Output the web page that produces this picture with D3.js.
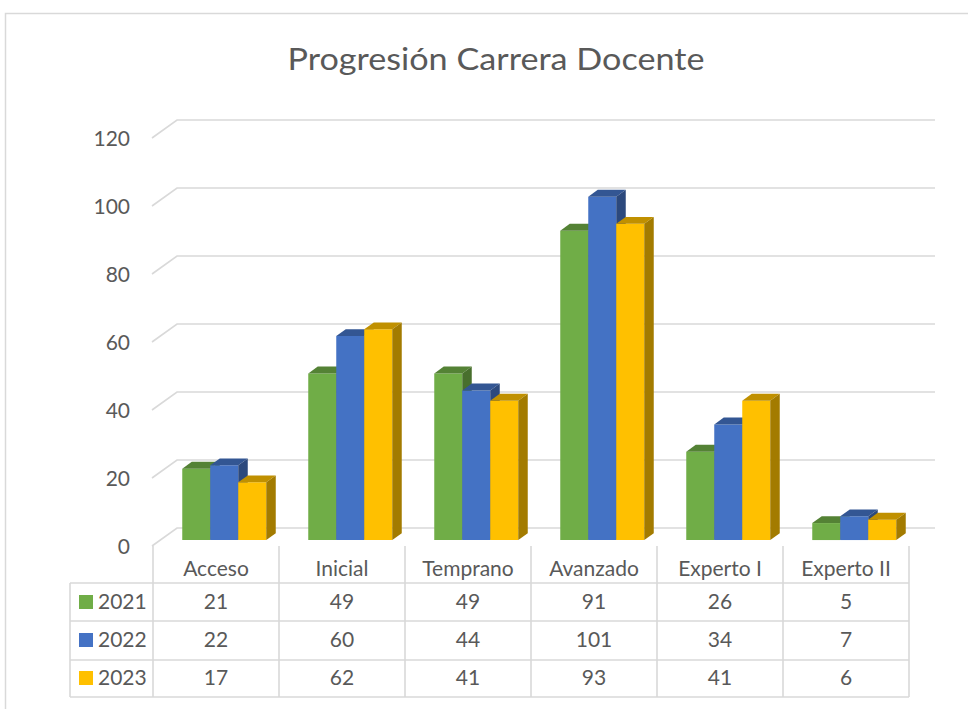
<!DOCTYPE html>
<html>
<head>
<meta charset="utf-8">
<script src="https://cdn.jsdelivr.net/npm/d3@7"></script>
<style>
  body { margin: 0; background: #fff; }
  text { font-family: Lato, "Open Sans", sans-serif; fill: #595959; }
</style>
</head>
<body>
<div id="chart"></div>
<script>
// data
var categories = ["Acceso", "Inicial", "Temprano", "Avanzado", "Experto I", "Experto II"];
var years = ["2021", "2022", "2023"];
var values2021 = [21, 49, 49, 91, 26, 5];
var values2022 = [22, 60, 44, 101, 34, 7];
var values2023 = [17, 62, 41, 93, 41, 6];
var yTicks = [0, 20, 40, 60, 80, 100, 120];
var title = "Progresión Carrera Docente";

var seriesColors = ["#70AD47", "#4472C4", "#FFC000"];
var series = years.map(function(y, i) {
  return { year: y, values: [values2021, values2022, values2023][i], color: seriesColors[i] };
});

var width = 968, height = 709;
var DX = 25, DY = 18;          // depth of the 3d box
var Z0 = 0.33, Z1 = 0.71;      // bar depth inside the box
var fs = '21px';

var svg = d3.select('#chart').append('svg')
  .attr('width', width).attr('height', height);

// outer chart frame
svg.append('rect')
  .attr('x', 5.5).attr('y', 13.5)
  .attr('width', width + 20).attr('height', height + 20)
  .style('fill', 'none').style('stroke', '#D9D9D9').style('stroke-width', 1.5);

svg.append('text')
  .attr('x', 496).attr('y', 70)
  .attr('text-anchor', 'middle')
  .attr('textLength', 417).attr('lengthAdjust', 'spacingAndGlyphs')
  .style('font-size', '30px')
  .text(title);

var x0 = d3.scaleBand().domain(categories).range([153, 909]);
var x1 = d3.scaleBand().domain(years).range([0, x0.bandwidth()]).paddingOuter(0.75);
var y = d3.scaleLinear().domain([0, 120]).range([546, 138]);

function proj(px, v, z) {
  return [px + z * DX, y(v) - z * DY];
}

// gridlines: front slant + back wall line
var grid = svg.append('g').attr('class', 'grid');
yTicks.forEach(function(t) {
  var f = proj(152, t, 0), b = proj(152, t, 1);
  grid.append('polyline')
    .attr('points', [f, b, [935, b[1]]].map(function(p) { return p.join(','); }).join(' '))
    .style('fill', 'none').style('stroke', '#D9D9D9').style('stroke-width', 1.6);
});

// y labels
svg.append('g').selectAll('text').data(yTicks).enter()
  .append('text')
  .attr('x', 130).attr('y', function(d) { return y(d) + 1; })
  .attr('dy', '0.35em')
  .attr('text-anchor', 'end')
  .style('font-size', fs)
  .text(function(d) { return d; });

// bars
var bars = svg.append('g').attr('class', 'bars');
categories.forEach(function(c, ci) {
  series.forEach(function(s) {
    var v = s.values[ci];
    var xl = x0(c) + x1(s.year), xr = xl + x1.bandwidth();
    var col = d3.color(s.color);
    var pts = function(arr) { return arr.map(function(p) { return p.join(','); }).join(' '); };
    // front
    bars.append('polygon')
      .attr('points', pts([proj(xl, 0, Z0), proj(xr, 0, Z0), proj(xr, v, Z0), proj(xl, v, Z0)]))
      .style('fill', col.formatHex());
    // top
    bars.append('polygon')
      .attr('points', pts([proj(xl, v, Z0), proj(xr, v, Z0), proj(xr, v, Z1), proj(xl, v, Z1)]))
      .style('fill', col.darker(0.8).formatHex());
    // side
    bars.append('polygon')
      .attr('points', pts([proj(xr, 0, Z0), proj(xr, 0, Z1), proj(xr, v, Z1), proj(xr, v, Z0)]))
      .style('fill', col.darker(1.25).formatHex());
  });
});

// data table
var rowY = d3.scaleBand().domain(years).range([583, 697]);
var table = svg.append('g').attr('class', 'table');
var lineStyle = function(sel) {
  sel.style('stroke', '#D9D9D9').style('stroke-width', 1.6);
};
[583, 621, 660, 697].forEach(function(yy) {
  table.append('line').attr('x1', 70).attr('x2', 909).attr('y1', yy).attr('y2', yy).call(lineStyle);
});
table.append('line').attr('x1', 70).attr('x2', 70).attr('y1', 583).attr('y2', 697).call(lineStyle);
categories.forEach(function(c) {
  table.append('line').attr('x1', x0(c)).attr('x2', x0(c)).attr('y1', 546).attr('y2', 697).call(lineStyle);
});
table.append('line').attr('x1', 909).attr('x2', 909).attr('y1', 546).attr('y2', 697).call(lineStyle);

table.selectAll('text.cat').data(categories).enter()
  .append('text').attr('class', 'cat')
  .attr('x', function(d) { return x0(d) + x0.bandwidth() / 2; })
  .attr('y', 569).attr('dy', '0.35em')
  .attr('text-anchor', 'middle')
  .style('font-size', fs)
  .text(function(d) { return d; });

series.forEach(function(s) {
  var cy = rowY(s.year) + rowY.bandwidth() / 2;
  table.append('rect')
    .attr('x', 79).attr('y', cy - 7).attr('width', 14).attr('height', 14)
    .style('fill', s.color);
  table.append('text')
    .attr('x', 98).attr('y', cy).attr('dy', '0.35em')
    .style('font-size', fs)
    .text(s.year);
  table.selectAll(null).data(s.values).enter()
    .append('text')
    .attr('x', function(d, i) { return x0(categories[i]) + x0.bandwidth() / 2; })
    .attr('y', cy).attr('dy', '0.35em')
    .attr('text-anchor', 'middle')
    .style('font-size', fs)
    .text(function(d) { return d; });
});
</script>
</body>
</html>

Set problem –
Write out the whole listing again, exactly, with no pictures.

Exercise output –
Output the web page that produces this picture with D3.js.
<!DOCTYPE html>
<html>
<head>
<meta charset="utf-8">
<script src="https://cdn.jsdelivr.net/npm/d3@7"></script>
<style>
  body { margin: 0; background: #fff; }
  text { font-family: Lato, "Open Sans", sans-serif; fill: #595959; }
</style>
</head>
<body>
<div id="chart"></div>
<script>
// data
var categories = ["Acceso", "Inicial", "Temprano", "Avanzado", "Experto I", "Experto II"];
var years = ["2021", "2022", "2023"];
var values2021 = [21, 49, 49, 91, 26, 5];
var values2022 = [22, 60, 44, 101, 34, 7];
var values2023 = [17, 62, 41, 93, 41, 6];
var yTicks = [0, 20, 40, 60, 80, 100, 120];
var title = "Progresión Carrera Docente";

var seriesColors = ["#70AD47", "#4472C4", "#FFC000"];
var series = years.map(function(y, i) {
  return { year: y, values: [values2021, values2022, values2023][i], color: seriesColors[i] };
});

var width = 968, height = 709;
var DX = 25, DY = 18;          // depth of the 3d box
var Z0 = 0.33, Z1 = 0.71;      // bar depth inside the box
var fs = '21px';

var svg = d3.select('#chart').append('svg')
  .attr('width', width).attr('height', height);

// outer chart frame
svg.append('rect')
  .attr('x', 5.5).attr('y', 13.5)
  .attr('width', width + 20).attr('height', height + 20)
  .style('fill', 'none').style('stroke', '#D9D9D9').style('stroke-width', 1.5);

svg.append('text')
  .attr('x', 496).attr('y', 70)
  .attr('text-anchor', 'middle')
  .attr('textLength', 417).attr('lengthAdjust', 'spacingAndGlyphs')
  .style('font-size', '30px')
  .text(title);

var x0 = d3.scaleBand().domain(categories).range([153, 909]);
var x1 = d3.scaleBand().domain(years).range([0, x0.bandwidth()]).paddingOuter(0.75);
var y = d3.scaleLinear().domain([0, 120]).range([546, 138]);

function proj(px, v, z) {
  return [px + z * DX, y(v) - z * DY];
}

// gridlines: front slant + back wall line
var grid = svg.append('g').attr('class', 'grid');
yTicks.forEach(function(t) {
  var f = proj(152, t, 0), b = proj(152, t, 1);
  grid.append('polyline')
    .attr('points', [f, b, [935, b[1]]].map(function(p) { return p.join(','); }).join(' '))
    .style('fill', 'none').style('stroke', '#D9D9D9').style('stroke-width', 1.6);
});

// y labels
svg.append('g').selectAll('text').data(yTicks).enter()
  .append('text')
  .attr('x', 130).attr('y', function(d) { return y(d) + 1; })
  .attr('dy', '0.35em')
  .attr('text-anchor', 'end')
  .style('font-size', fs)
  .text(function(d) { return d; });

// bars
var bars = svg.append('g').attr('class', 'bars');
categories.forEach(function(c, ci) {
  series.forEach(function(s) {
    var v = s.values[ci];
    var xl = x0(c) + x1(s.year), xr = xl + x1.bandwidth();
    var col = d3.color(s.color);
    var pts = function(arr) { return arr.map(function(p) { return p.join(','); }).join(' '); };
    // front
    bars.append('polygon')
      .attr('points', pts([proj(xl, 0, Z0), proj(xr, 0, Z0), proj(xr, v, Z0), proj(xl, v, Z0)]))
      .style('fill', col.formatHex());
    // top
    bars.append('polygon')
      .attr('points', pts([proj(xl, v, Z0), proj(xr, v, Z0), proj(xr, v, Z1), proj(xl, v, Z1)]))
      .style('fill', col.darker(0.8).formatHex());
    // side
    bars.append('polygon')
      .attr('points', pts([proj(xr, 0, Z0), proj(xr, 0, Z1), proj(xr, v, Z1), proj(xr, v, Z0)]))
      .style('fill', col.darker(1.25).formatHex());
  });
});

// data table
var rowY = d3.scaleBand().domain(years).range([583, 697]);
var table = svg.append('g').attr('class', 'table');
var lineStyle = function(sel) {
  sel.style('stroke', '#D9D9D9').style('stroke-width', 1.6);
};
[583, 621, 660, 697].forEach(function(yy) {
  table.append('line').attr('x1', 70).attr('x2', 909).attr('y1', yy).attr('y2', yy).call(lineStyle);
});
table.append('line').attr('x1', 70).attr('x2', 70).attr('y1', 583).attr('y2', 697).call(lineStyle);
categories.forEach(function(c) {
  table.append('line').attr('x1', x0(c)).attr('x2', x0(c)).attr('y1', 546).attr('y2', 697).call(lineStyle);
});
table.append('line').attr('x1', 909).attr('x2', 909).attr('y1', 546).attr('y2', 697).call(lineStyle);

table.selectAll('text.cat').data(categories).enter()
  .append('text').attr('class', 'cat')
  .attr('x', function(d) { return x0(d) + x0.bandwidth() / 2; })
  .attr('y', 569).attr('dy', '0.35em')
  .attr('text-anchor', 'middle')
  .style('font-size', fs)
  .text(function(d) { return d; });

series.forEach(function(s) {
  var cy = rowY(s.year) + rowY.bandwidth() / 2;
  table.append('rect')
    .attr('x', 79).attr('y', cy - 7).attr('width', 14).attr('height', 14)
    .style('fill', s.color);
  table.append('text')
    .attr('x', 98).attr('y', cy).attr('dy', '0.35em')
    .style('font-size', fs)
    .text(s.year);
  table.selectAll(null).data(s.values).enter()
    .append('text')
    .attr('x', function(d, i) { return x0(categories[i]) + x0.bandwidth() / 2; })
    .attr('y', cy).attr('dy', '0.35em')
    .attr('text-anchor', 'middle')
    .style('font-size', fs)
    .text(function(d) { return d; });
});
</script>
</body>
</html>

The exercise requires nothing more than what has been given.